Penulis: Tribun Network | Editor: Hanang Yuwono
TRIBUNSOLO.COM -- Ada makna tersirat di balik senyum Herry Wirawan yang viral di media sosial karena aksinya merudapaksa belasan santriwati.
Sebagaimana hal itu diungkapkan psikiater atau pakar kejiwaan, Teddy Hidayat.
Teddy mengungkapkan ada karakter psikopat pada Herry Wirawan (36), pelaku rudapaksa 13 santriwati di Bandung.
Baca juga: Kasus Herry Wirawan Rudapaksa 12 Santriwati Ternyata Sudah Sampai ke Jokowi, Begini Reaksi Presiden
Baca juga: Catat! Sekolah Milik Herry Wirawan Bukan Pondok Pesantren, Wagub Jabar Klarifikasi Berita Beredar
"Pada pelaku ditemukan super ego lacunair yang karakteristik untuk psikopat.

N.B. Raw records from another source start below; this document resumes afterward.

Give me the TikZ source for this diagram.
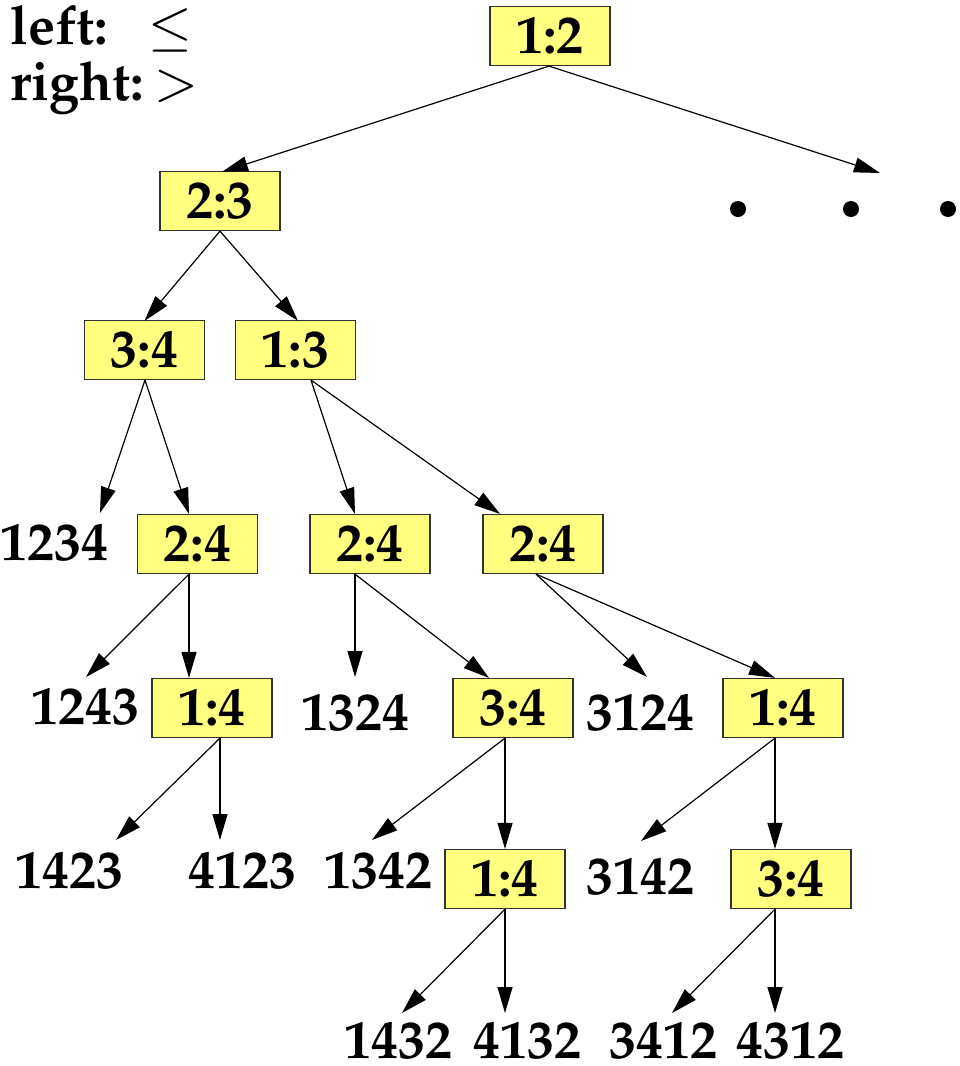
\documentclass[tikz,border=0pt]{standalone}
\usepackage[T1]{fontenc}
\usepackage{mathpazo}
\usetikzlibrary{arrows.meta}
\definecolor{boxyellow}{RGB}{255,255,128}
\definecolor{boxedge}{RGB}{50,50,50}
\begin{document}
\begin{tikzpicture}[x=1pt,y=-1pt,
  bigfont/.style={font=\fontsize{54}{58}\selectfont\bfseries},
  cmp/.style={bigfont, draw=boxedge, fill=boxyellow, line width=1.2pt,
    minimum width=120pt, minimum height=59pt, inner sep=0pt},
  leaf/.style={bigfont, inner sep=0pt},
  arr/.style={-{Triangle[length=26pt,width=15pt]}, line width=1.2pt},
  dot/.style={circle, fill=black, inner sep=0pt, minimum size=16pt}]
\useasboundingbox (0,0) rectangle (960,1066);
% legend
\node[bigfont, anchor=base west, inner sep=0pt] (legl) at (10,44) {left:};
\node[bigfont, anchor=base west, inner sep=0pt] (legls) at (148,44) {$\leq$};
\node[bigfont, anchor=base west, inner sep=0pt] (legr) at (10,100) {right:};
\node[bigfont, anchor=base west, inner sep=0pt] (legrs) at (154,100) {$>$};
% comparison boxes
\node[cmp] (c12)  at (550,36)  {1:2};
\node[cmp] (c23)  at (220,201) {2:3};
\node[cmp] (c34)  at (144.5,350) {3:4};
\node[cmp] (c13)  at (295.5,350) {1:3};
\node[cmp] (c24a) at (197.5,544) {2:4};
\node[cmp] (c24b) at (370,544) {2:4};
\node[cmp] (c24c) at (543,544) {2:4};
\node[cmp] (c14a) at (212,708) {1:4};
\node[cmp] (c34b) at (513,708) {3:4};
\node[cmp] (c14c) at (783,708) {1:4};
\node[cmp] (c14d) at (505,879) {1:4};
\node[cmp] (c34e) at (791,879) {3:4};
% leaves
\node[leaf] (l1234) at (55,543) {1234};
\node[leaf] (l1243) at (85,707) {1243};
\node[leaf] (l1324) at (355,713) {1324};
\node[leaf] (l3124) at (640,713) {3124};
\node[leaf] (l1423) at (70,871) {1423};
\node[leaf] (l4123) at (242,871) {4123};
\node[leaf] (l1342) at (378,871) {1342};
\node[leaf] (l3142) at (640,877) {3142};
\node[leaf] (l1432) at (398,1041) {1432};
\node[leaf] (l4132) at (527,1041) {4132};
\node[leaf] (l3412) at (663,1041) {3412};
\node[leaf] (l4312) at (790,1041) {4312};
% dots
\node[dot] (d1) at (738,209) {};
\node[dot] (d2) at (851,209) {};
\node[dot] (d3) at (948,209) {};
% arrow tip coordinates
\coordinate (tdots) at (880,173);
\coordinate (t1234) at (100,513);
\coordinate (t1243) at (86,677);
\coordinate (t1324) at (355,677);
\coordinate (t3124) at (647,677);
\coordinate (t1423) at (116,840);
\coordinate (t4123) at (220,840);
\coordinate (t1342) at (372,840);
\coordinate (t3142) at (641,841);
\coordinate (t1432) at (402,1013);
\coordinate (t4132) at (505,1013);
\coordinate (t3412) at (672,1013);
\coordinate (t4312) at (775,1013);
% connectors
\draw[arr] ([xshift=-1pt]c12.south) -- ([xshift=2pt,yshift=-1pt]c23.north);
\draw[arr] ([xshift=-1pt]c12.south) -- (tdots);
\draw[arr] (c23.south) -- ([yshift=-1pt]c34.north);
\draw[arr] (c23.south) -- ([xshift=2.5pt,yshift=-1pt]c13.north);
\draw[arr] ([xshift=0.5pt]c34.south) -- (t1234);
\draw[arr] ([xshift=0.5pt]c34.south) -- ([xshift=-8.5pt]c24a.north);
\draw[arr] ([xshift=15.5pt]c13.south) -- ([xshift=-15pt]c24b.north);
\draw[arr] ([xshift=15.5pt]c13.south) -- ([xshift=-43pt]c24c.north);
\draw[arr] ([xshift=-8.5pt]c24a.south) -- (t1243);
\draw[arr] ([xshift=-8.5pt]c24a.south) -- ([xshift=-23pt]c14a.north);
\draw[arr] ([xshift=-15pt]c24b.south) -- (t1324);
\draw[arr] ([xshift=-15pt]c24b.south) -- ([xshift=-24pt]c34b.north);
\draw[arr] ([xshift=-7pt]c24c.south) -- (t3124);
\draw[arr] ([xshift=-7pt]c24c.south) -- ([xshift=-8pt]c14c.north);
\draw[arr] ([xshift=8pt]c14a.south) -- (t1423);
\draw[arr] ([xshift=8pt]c14a.south) -- (t4123);
\draw[arr] ([xshift=-8pt]c34b.south) -- (t1342);
\draw[arr] ([xshift=-8pt]c34b.south) -- (c14d.north);
\draw[arr] ([xshift=-8pt]c14c.south) -- (t3142);
\draw[arr] ([xshift=-8pt]c14c.south) -- ([xshift=-16pt]c34e.north);
\draw[arr] (c14d.south) -- (t1432);
\draw[arr] (c14d.south) -- (t4132);
\draw[arr] ([xshift=-16pt]c34e.south) -- (t3412);
\draw[arr] ([xshift=-16pt]c34e.south) -- (t4312);
\end{tikzpicture}
\end{document}
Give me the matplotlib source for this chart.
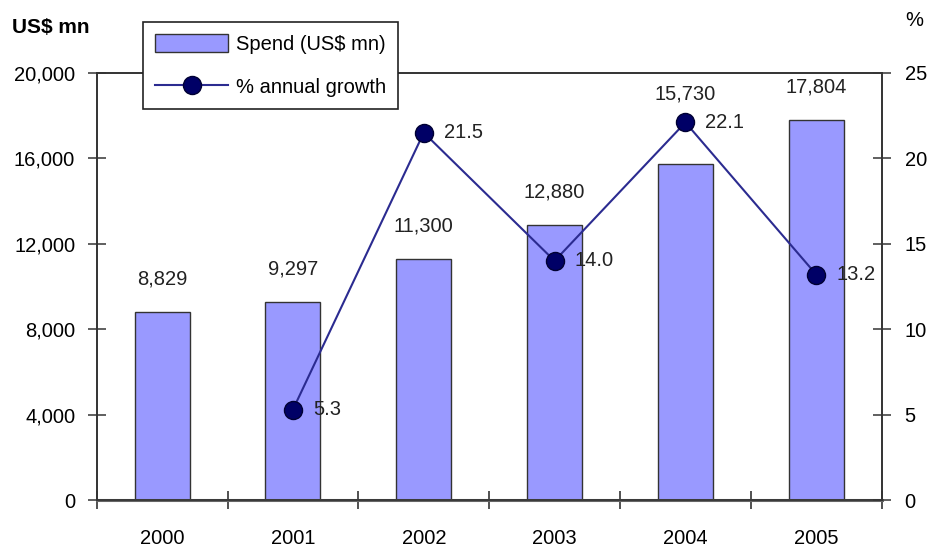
import matplotlib.pyplot as plt
import numpy as np

plt.rcParams['font.family'] = ['Liberation Sans', 'DejaVu Sans']

years = ['2000', '2001', '2002', '2003', '2004', '2005']
spend = [8829, 9297, 11300, 12880, 15730, 17804]
growth = [np.nan, 5.3, 21.5, 14.0, 22.1, 13.2]
spend_labels = ['8,829', '9,297', '11,300', '12,880', '15,730', '17,804']
growth_labels = ['', '5.3', '21.5', '14.0', '22.1', '13.2']

x = np.arange(len(years))

fig = plt.figure(figsize=(9.3, 5.52), dpi=100)
ax = fig.add_axes([0.104, 0.094, 0.844, 0.774])
ax2 = ax.twinx()

# bars on the left axis
bars = ax.bar(x, spend, width=0.42, color='#9999ff', edgecolor='#333333',
              linewidth=1.0, label='Spend (US$ mn)', zorder=2)
ax.set_xlim(-0.5, 5.5)
ax.set_ylim(0, 20000)
ax.set_yticks(np.arange(0, 20001, 4000))
ax.set_yticklabels(['{:,}'.format(v) for v in range(0, 20001, 4000)])

# growth line on the right axis
line, = ax2.plot(x, growth, color='#2b2b90', linewidth=1.5, marker='o',
                 markersize=13, markerfacecolor='#000066',
                 markeredgecolor='#000033', label='% annual growth', zorder=3)
ax2.set_ylim(0, 25)
ax2.set_yticks(np.arange(0, 26, 5))

# value labels above bars (2004 pushed up over the marker)
for i, (v, s) in enumerate(zip(spend, spend_labels)):
    dy = 70 if i == 4 else 33
    ax.annotate(s, (x[i], v), xytext=(0, dy), textcoords='offset pixels',
                ha='center', va='center', fontsize=14.5, color='#222222')

for i, (g, s) in enumerate(zip(growth, growth_labels)):
    if s:
        ax2.annotate(s, (x[i], g), xytext=(20, 0), textcoords='offset pixels',
                     ha='left', va='center', fontsize=14.5, color='#222222')

# x ticks sit between the categories
ax.set_xticks(x)
ax.set_xticklabels(years)
ax.set_xticks(np.arange(-0.5, 6, 1), minor=True)
ax.tick_params(axis='x', which='major', length=0, pad=21, labelsize=14.5)
ax.tick_params(axis='x', which='minor', direction='inout', length=13,
               width=1.2, color='#333333')
ax.tick_params(axis='y', direction='inout', length=13, width=1.2,
               color='#444444', pad=9, labelsize=14.5)
ax2.tick_params(axis='y', direction='inout', length=13, width=1.2,
                color='#444444', pad=10, labelsize=14.5)

for a in (ax, ax2):
    for sp in a.spines.values():
        sp.set_color('#333333')
        sp.set_linewidth(1.2)
ax.spines['bottom'].set_color('#666666')
ax.spines['bottom'].set_linewidth(2.2)

fig.text(0.013, 0.95, 'US$ mn', fontsize=15, fontweight='bold', ha='left', va='center')
fig.text(0.973, 0.962, '%', fontsize=14.5, ha='left', va='center')

leg = fig.legend([bars, line], ['Spend (US$ mn)', '% annual growth'],
                 loc='upper left', bbox_to_anchor=(0.154, 0.96),
                 borderaxespad=0, fancybox=False, edgecolor='#222222',
                 framealpha=1, fontsize=14.5, handlelength=3.6, handleheight=1.0,
                 borderpad=0.6, labelspacing=1.15, handletextpad=0.4)
leg.get_frame().set_linewidth(1.2)

fig.savefig('out.png', dpi=100)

Seseorang dengan psikopat dapat dan harus mempertanggungjawabkan perbuatannya dimuka hukum yaitu di pengadilan anak yang dilakukan secara tertutup," ujar Teddy Hidayat, dalam keterangan tertulisnya, Senin (20/12/2021).
Dokter spesialis kedokteran jiwa dan konsultan di RS Melinda 2 Bandung ini juga memberikan catatan penting untuk jaksa dan majelis hakim di pengadilan.
Yakni, pada diri psikopat tidak ada penyesalan atau rasa bersalah.
"Pada psikopat sulit belajar dari pengalaman dan tidak ada rasa bersalah, sehingga cenderung akan mengulangi perbuatannya," katanya.
Selain itu, kata dia, Herry juga mengalami judgement atau gangguan penilaian sehingga tidak mampu membedakan yang benar dan tidak.
"Semua aturan, disiplin dan norma yang berlaku dilanggar untuk memuaskan dorongan id atau nafsunya.
Super ego atau hati nuraninya dikuasai oleh id atau nafsunya. Pada pelaku ditemukan superego lacunae yang karakteristik untuk psikopat," ucapnya.
Kekerasan seksual pada anak, kata dia, banyak terjadi di masyarakat, namun tersembunyi seperti gunung es.
Bila ada satu kasus yang dilaporkan, ujar Teddy, sebenarnya masih ada sembilan kasus lain yang tidak terlaporkan.
Pelaku kekerasan seksual juga, kata dia, umumnya dilakukan orang dewasa yang dikenal oleh korban, dapat anggota keluarga yang dipercaya, pengasuh, guru baik di sekolah formal maupun pesantren.
"Semua pihak yang senantiasa berdampingan dengan anak seperti orang tua, pengasuh, guru, lingkungan sekolah harus mengenal dan mampu menditeksi kekerasan seksual pada anak," katanya.